The two, who had not exchanged a word since that time, broke the ice earlier this year when they met at a function at the law school. Before that, Golding moved decisively to block a decision by the Public Service Commission to appoint Vasciannie as solicitor general when the JLP assumed power in September 2007.
Vasciannie had won considerable respect in legal circles while he served as deputy solicitor general in the previous administration. He had left an indelible mark at Oxford University where he studied law and earned the distinction as the Jamaican Rhodes Scholar with the best overall academic performance in the history of the Rhodes Scholarship programme.
Golding won out in the end by firing the members of the commission, appointing a new one and having his preferred choice, Douglas Leys become solicitor general.
But Golding's second coming in the JLP was not as smooth as that of the Prodigal Son of biblical fame. Some of the party's stalwarts saw him as a direct threat. Others, particularly the younger group, embraced him wholeheartedly.
His previous post of chairman was again thrown into his lap in 2003, along with the appointment of senator and Opposition spokesman on foreign affairs and foreign trade.
Seaga's decision to accept a senior appointment at the University of the West Indies paved the way for Golding to position himself to become JLP leader and later member of parliament for West Kingston.
All that had to be achieved amid a potentially bruising challenge for the leadership from his brother-in-law Pearnel Charles, who backed out at the last minute when it was felt that his chances of survival were akin to a drowning man grabbing at the last available straw.
Golding's return in November 2003, his appointment as leader of the opposition on February 20, 2005, and subsequent election as MP for West Kingston on April 13 that same year, put him in pole position for another grand takeoff toward the political Promised Land.
Having taken the Oath of Office as Prime Minister on September 11, 2007, following his party's narrow victory at the polls, Golding pledged to be the change that Jamaicans had been clamouring for. He had laid out new standards and styles in his party's manifesto and championed the cause of ushering in a new era of statesmen, whose hands would be free of corruption, whose primary aim would be the upliftment of all Jamaicans, and making integrity the centrepiece of leadership.

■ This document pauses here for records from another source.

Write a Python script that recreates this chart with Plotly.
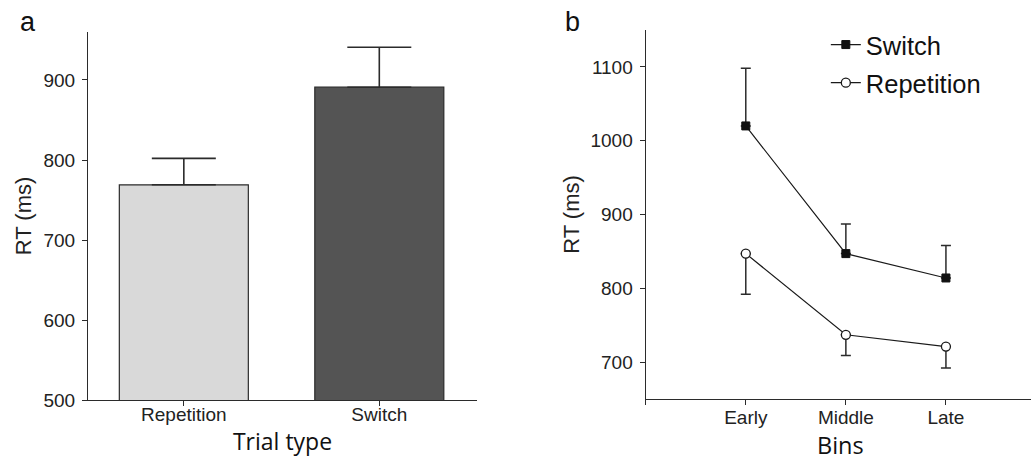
import plotly.graph_objects as go

# ---- Panel a data ----
trial_types = ["Repetition", "Switch"]
rt_means = [769, 891]
rt_err_up = [33, 50]
bar_colors = ["#d9d9d9", "#545454"]

# ---- Panel b data ----
bins_labels = ["Early", "Middle", "Late"]
bins_pos = [1, 2, 3]
switch_rt = [1020, 847, 814]
switch_err_up = [78, 40, 44]
rep_rt = [847, 737, 721]
rep_err_down = [55, 28, 29]

AX = "#2b2b2b"
FONT = "Liberation Sans, Arial, sans-serif"
TITLEFONT = "Open Sans, sans-serif"

fig = go.Figure()

fig.add_trace(go.Bar(
    x=trial_types, y=rt_means, base=0,
    marker=dict(color=bar_colors, line=dict(color=AX, width=1.2)),
    width=0.66,
    error_y=dict(type="data", symmetric=False, array=rt_err_up,
                 arrayminus=[0] * len(rt_err_up), color=AX, thickness=1.6, width=32),
    xaxis="x", yaxis="y", showlegend=False,
))

fig.add_trace(go.Scatter(
    x=bins_pos, y=switch_rt, mode="lines+markers", name="Switch",
    line=dict(color="#1a1a1a", width=1.2),
    marker=dict(symbol="square", size=8, color="#111111", line=dict(color="#111111", width=1)),
    error_y=dict(type="data", symmetric=False, array=switch_err_up,
                 arrayminus=[0] * len(switch_err_up), color=AX, thickness=1.5, width=5),
    xaxis="x2", yaxis="y2", legendgroup="s",
))
fig.add_trace(go.Scatter(
    x=bins_pos, y=rep_rt, mode="lines+markers", name="Repetition",
    line=dict(color="#1a1a1a", width=1.2),
    marker=dict(symbol="circle", size=9, color="white", line=dict(color="#1a1a1a", width=1.3)),
    error_y=dict(type="data", symmetric=False, array=[0] * len(rep_err_down),
                 arrayminus=rep_err_down, color=AX, thickness=1.5, width=5),
    xaxis="x2", yaxis="y2", legendgroup="r",
))

tickfont = dict(family=FONT, size=19, color="#222222")

common = dict(showline=True, linecolor=AX, linewidth=1.3, ticks="outside", ticklen=5,
              tickwidth=1.3, tickcolor=AX, tickfont=tickfont, showgrid=False,
              zeroline=False, automargin=False)

fig.update_layout(
    width=1031, height=457,
    margin=dict(l=0, r=0, t=0, b=0),
    paper_bgcolor="white", plot_bgcolor="white",
    xaxis=dict(domain=[0.0854, 0.4627], range=[-0.49, 1.5], ticklabelstandoff=-8,
               title=dict(text="Trial type", font=dict(family=TITLEFONT, size=23, color="#111"),
                          standoff=11),
               anchor="y", **common),
    yaxis=dict(domain=[0.1247, 0.930], range=[500, 960], ticklabelstandoff=3,
               tickvals=[500, 600, 700, 800, 900],
               title=dict(text="RT (ms)", font=dict(family=FONT, size=22, color="#222"),
                          standoff=5),
               anchor="x", **common),
    xaxis2=dict(domain=[0.6263, 1.0], range=[0, 3.85], ticklabelstandoff=-4,
                tickvals=[0] + bins_pos, ticktext=[""] + bins_labels,
                anchor="y2", **common),
    yaxis2=dict(domain=[0.1269, 0.9344], range=[650, 1150], ticklabelstandoff=3,
                tickvals=[700, 800, 900, 1000, 1100],
                title=dict(text="RT (ms)", font=dict(family=FONT, size=22, color="#222"),
                           standoff=4),
                anchor="x2", **common),
    legend=dict(x=0.801, y=0.953, xanchor="left", yanchor="top",
                font=dict(family=FONT, size=25.5, color="#111"),
                bgcolor="rgba(0,0,0,0)", itemwidth=30, tracegroupgap=2,
                traceorder="grouped"),
    annotations=[
        dict(text="a", x=28 / 1031, y=0.951, xref="paper", yref="paper", showarrow=False,
             xanchor="center", yanchor="middle",
             font=dict(family=FONT, size=27, color="#111")),
        dict(text="b", x=572 / 1031, y=0.951, xref="paper", yref="paper", showarrow=False,
             xanchor="center", yanchor="middle",
             font=dict(family=FONT, size=27, color="#111")),
        dict(text="Bins", x=840 / 1031, y=(457 - 445) / 457, xref="paper", yref="paper",
             showarrow=False, xanchor="center", yanchor="middle",
             font=dict(family=TITLEFONT, size=23.5, color="#111")),
    ],
)

fig.write_html("out.html", config={"displayModeBar": False},
               post_script="document.body.style.margin='0px';")
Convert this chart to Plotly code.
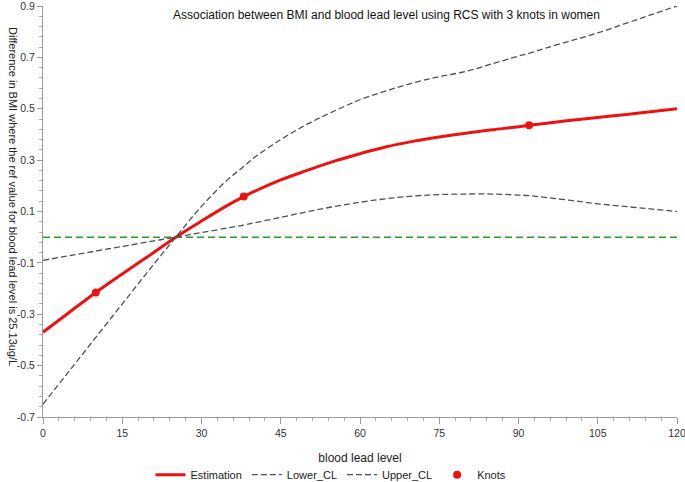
import plotly.graph_objects as go

x_vals = [0, 5, 10, 15, 20, 25.13, 30, 35, 38, 40, 45, 50, 55, 60, 65, 70, 75, 80, 85, 90, 92, 95, 100, 105, 110, 115, 120]
estimation = [-0.37, -0.292, -0.215, -0.143, -0.073, 0.0, 0.063, 0.125, 0.158, 0.178, 0.223, 0.26, 0.295, 0.325, 0.352, 0.373, 0.39, 0.405, 0.418, 0.43, 0.436, 0.443, 0.455, 0.466, 0.477, 0.488, 0.50]
upper_cl = [-0.65, -0.52, -0.39, -0.26, -0.13, 0.0, 0.12, 0.225, 0.275, 0.31, 0.38, 0.44, 0.49, 0.535, 0.57, 0.60, 0.625, 0.645, 0.675, 0.705, 0.716, 0.735, 0.765, 0.795, 0.83, 0.865, 0.9]
lower_cl = [-0.09, -0.072, -0.054, -0.036, -0.018, 0.0, 0.018, 0.036, 0.047, 0.056, 0.077, 0.099, 0.119, 0.136, 0.15, 0.16, 0.166, 0.168, 0.168, 0.164, 0.162, 0.155, 0.143, 0.13, 0.12, 0.11, 0.10]
knot_x = [10, 38, 92]
knot_y = [-0.215, 0.158, 0.436]
ref_x = [0, 120]
ref_y = [0, 0]
x_ticks = [0, 15, 30, 45, 60, 75, 90, 105, 120]
y_ticks = [-0.7, -0.5, -0.3, -0.1, 0.1, 0.3, 0.5, 0.7, 0.9]

FONT = "Liberation Sans, Arial, sans-serif"

fig = go.Figure()
fig.add_trace(go.Scatter(x=ref_x, y=ref_y, mode="lines", showlegend=False,
                         line=dict(color="#22a022", width=1.4, dash="7px,4px"), hoverinfo="skip"))
fig.add_trace(go.Scatter(x=x_vals, y=estimation, mode="lines", name="Estimation",
                         line=dict(color="#ee1111", width=3, shape="spline")))
fig.add_trace(go.Scatter(x=x_vals, y=lower_cl, mode="lines", name="Lower_CL",
                         line=dict(color="#505050", width=1.3, dash="6px,3px", shape="spline")))
fig.add_trace(go.Scatter(x=x_vals, y=upper_cl, mode="lines", name="Upper_CL",
                         line=dict(color="#505050", width=1.3, dash="6px,3px", shape="spline")))
fig.add_trace(go.Scatter(x=knot_x, y=knot_y, mode="markers", name="Knots",
                         marker=dict(color="#ee1111", size=8)))

fig.update_layout(
    width=685, height=482,
    margin=dict(l=43, r=8, t=6, b=65, autoexpand=False),
    paper_bgcolor="white", plot_bgcolor="white",
    font=dict(family=FONT, size=11, color="#222"),
    showlegend=True,
    legend=dict(orientation="h", x=(331 - 43) / 634, xanchor="center", y=-0.105, yanchor="top",
                font=dict(size=11, color="#222"), itemwidth=30, tracegroupgap=0),
)
fig.update_xaxes(
    range=[0, 120], tickvals=x_ticks, ticktext=[str(v) for v in x_ticks],
    showline=True, linecolor="#999", linewidth=1, mirror=False, automargin=False,
    ticks="outside", ticklen=6, tickcolor="#999", showgrid=False, zeroline=False,
    ticklabeloverflow="allow",
    minor=dict(dtick=3, tick0=0, ticks="outside", ticklen=3, tickcolor="#aaa", showgrid=False),
    tickfont=dict(size=10.5, color="#333"),
    title=dict(text="blood lead level", font=dict(size=12, color="#222"), standoff=16),
)
fig.update_yaxes(
    range=[-0.7, 0.9], tickvals=y_ticks, ticktext=[f"{v:.1f}" for v in y_ticks],
    showline=True, linecolor="#999", linewidth=1, automargin=False,
    ticks="outside", ticklen=5, tickcolor="#999", showgrid=False, zeroline=False,
    ticklabeloverflow="allow",
    minor=dict(dtick=0.04, tick0=-0.7, ticks="outside", ticklen=3, tickcolor="#aaa", showgrid=False),
    tickfont=dict(size=10.5, color="#333"),
)
fig.add_annotation(text="Association between BMI and blood lead level using RCS with 3 knots in women",
                   xref="paper", yref="paper", x=(386 - 43) / 634, y=1.0, yanchor="top", xanchor="center",
                   showarrow=False, font=dict(size=12, color="#111", family=FONT))
fig.add_annotation(text="Difference in BMI where the ref value for blood lead level is 25.13ug/L",
                   xref="paper", yref="paper", x=(13 - 43) / 634, y=(417 - 196) / 411,
                   xanchor="center", yanchor="middle", textangle=90,
                   showarrow=False, font=dict(size=11, color="#222", family=FONT))

fig.write_html("out.html", config={"displayModeBar": False},
               post_script="document.body.style.margin='0';document.body.style.overflow='hidden';")
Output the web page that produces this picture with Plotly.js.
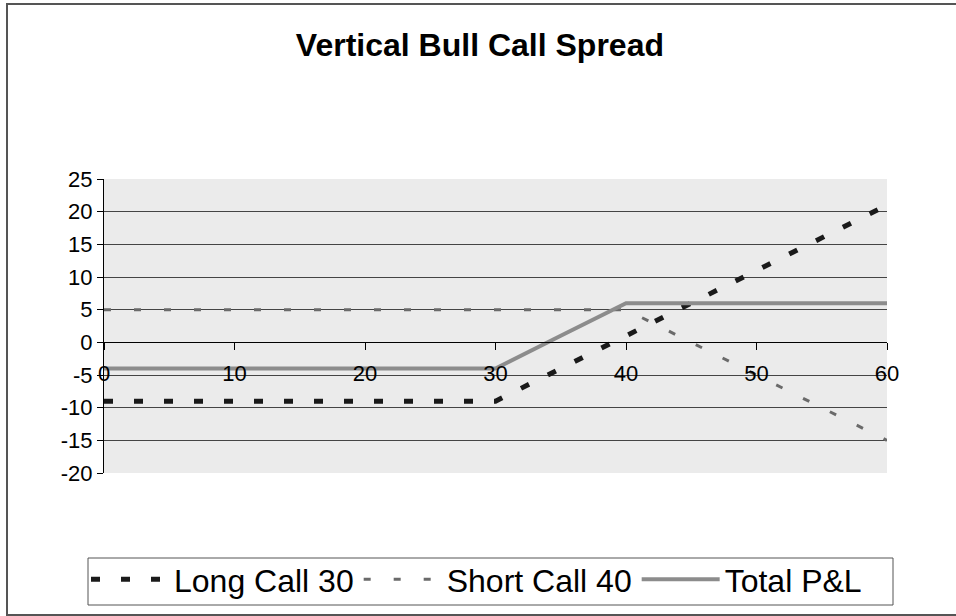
<!DOCTYPE html>
<html>
<head>
<meta charset="utf-8">
<script src="https://cdn.plot.ly/plotly-3.0.1.min.js"></script>
<style>html,body{margin:0;padding:0;background:#fff}#chart{width:956px;height:616px}</style>
</head>
<body>
<div id="chart"></div>
<script>
// Underlying price at expiry
const prices = [0, 5, 10, 15, 20, 25, 30, 35, 40, 45, 50, 55, 60];
// P&L of each leg
const longCall30 = [-9, -9, -9, -9, -9, -9, -9, -4, 1, 6, 11, 16, 21];
const shortCall40 = [5, 5, 5, 5, 5, 5, 5, 5, 5, 0, -5, -10, -15];
const totalPL = [-4, -4, -4, -4, -4, -4, -4, 1, 6, 6, 6, 6, 6];
const seriesNames = ['Long Call 30', 'Short Call 40', 'Total P&L'];
const xTicks = [0, 10, 20, 30, 40, 50, 60];
const yTicks = [-20, -15, -10, -5, 0, 5, 10, 15, 20, 25];

const FONT = 'Liberation Sans, Arial, sans-serif';

const traces = [
  {x: prices, y: longCall30, name: seriesNames[0], mode: 'lines',
   line: {color: '#1a1a1a', width: 5, dash: '9px,21px'}},
  {x: prices, y: shortCall40, name: seriesNames[1], mode: 'lines',
   line: {color: '#6a6a6a', width: 3, dash: '7px,23px'}},
  {x: prices, y: totalPL, name: seriesNames[2], mode: 'lines',
   line: {color: '#8c8c8c', width: 4}}
];

const PW = 783, PH = 294; // plot area size in px
const layout = {
  width: 956, height: 616,
  margin: {l: 104, r: 69, t: 179, b: 143},
  paper_bgcolor: '#ffffff',
  plot_bgcolor: '#ebebeb',
  font: {family: FONT, color: '#000'},
  title: {text: 'Vertical Bull Call Spread', font: {family: FONT, size: 32, color: '#000', weight: 'bold'},
          xref: 'container', x: 0.502, xanchor: 'center', yref: 'container', y: 1 - 45/616, yanchor: 'middle'},
  showlegend: true,
  legend: {orientation: 'h', xref: 'container', yref: 'container', x: 86/956, xanchor: 'left',
           y: 1 - 552/616, yanchor: 'top', bgcolor: 'rgba(0,0,0,0)', borderwidth: 0,
           font: {family: FONT, size: 32, color: '#000'}, itemwidth: 78},
  xaxis: {range: [0, 60], tickvals: xTicks, ticktext: xTicks.map(String), anchor: 'free', position: 20/45,
          showline: true, linecolor: '#000', linewidth: 1, ticks: 'outside', ticklen: 7, tickcolor: '#000',
          ticklabelstandoff: 4,
          showgrid: false, zeroline: false, tickfont: {family: FONT, size: 22, color: '#000'}},
  yaxis: {range: [-20, 25], tickvals: yTicks, ticktext: yTicks.map(String), showline: true, linecolor: '#000',
          linewidth: 1, ticks: 'outside', ticklen: 6, tickcolor: '#000', showgrid: true, gridcolor: '#444',
          gridwidth: 1, zeroline: false, tickfont: {family: FONT, size: 22, color: '#000'}},
  shapes: [
    {type: 'rect', xref: 'paper', yref: 'paper', x0: (7-104)/PW, x1: 1.2, y0: (473-615)/PH, y1: (473-4)/PH,
     line: {color: '#555', width: 2}, fillcolor: 'rgba(0,0,0,0)', layer: 'below'},
    {type: 'rect', xref: 'paper', yref: 'paper', x0: (88-104)/PW, x1: (893-104)/PW, y0: (473-605)/PH, y1: (473-558)/PH,
     line: {color: '#555', width: 1}, fillcolor: 'rgba(0,0,0,0)', layer: 'below'}
  ]
};

Plotly.newPlot('chart', traces, layout, {displayModeBar: false, staticPlot: true});
</script>
</body>
</html>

Now facing the challenge of his life, Golding is also confronted by the now popular Jamaican saying of 'cock mouth kill cock'.
He had promised many things when he became prime minister. However, his critics have noted that since holding the highest political office in the land, he seems either reluctant or does not have the stomach to make the changes that he so forcefully mooted.
His utterances in regard to the Manatt, Phelps & Phillips issue, in which he revealed to Parliament last Tuesday his knowledge of a move to retain the US law firm to assist the JLP with extradition matters, after originally denying knowing anything about it, again threw the spotlight on him.
Golding, in his defence, said that he was connected to the matter in his capacity as JLP leader and not as prime minister. He had forgotten that in 2006 at the height of the decision by the Dutch firm Trafigura to give US$30,000 to the PNP to assist with its campaign for the 2007 general election, he had vigorously dispatched a suggestion that the PNP point man in that matter, Colin Campbell, then a Cabinet minister, was acting on behalf of the party and not the Government.
"You can't be one and not be the other," Golding had said then, a statement that has now returned to haunt him.
According to some political analysts, those words may be the most telling in Golding's dramatic political career.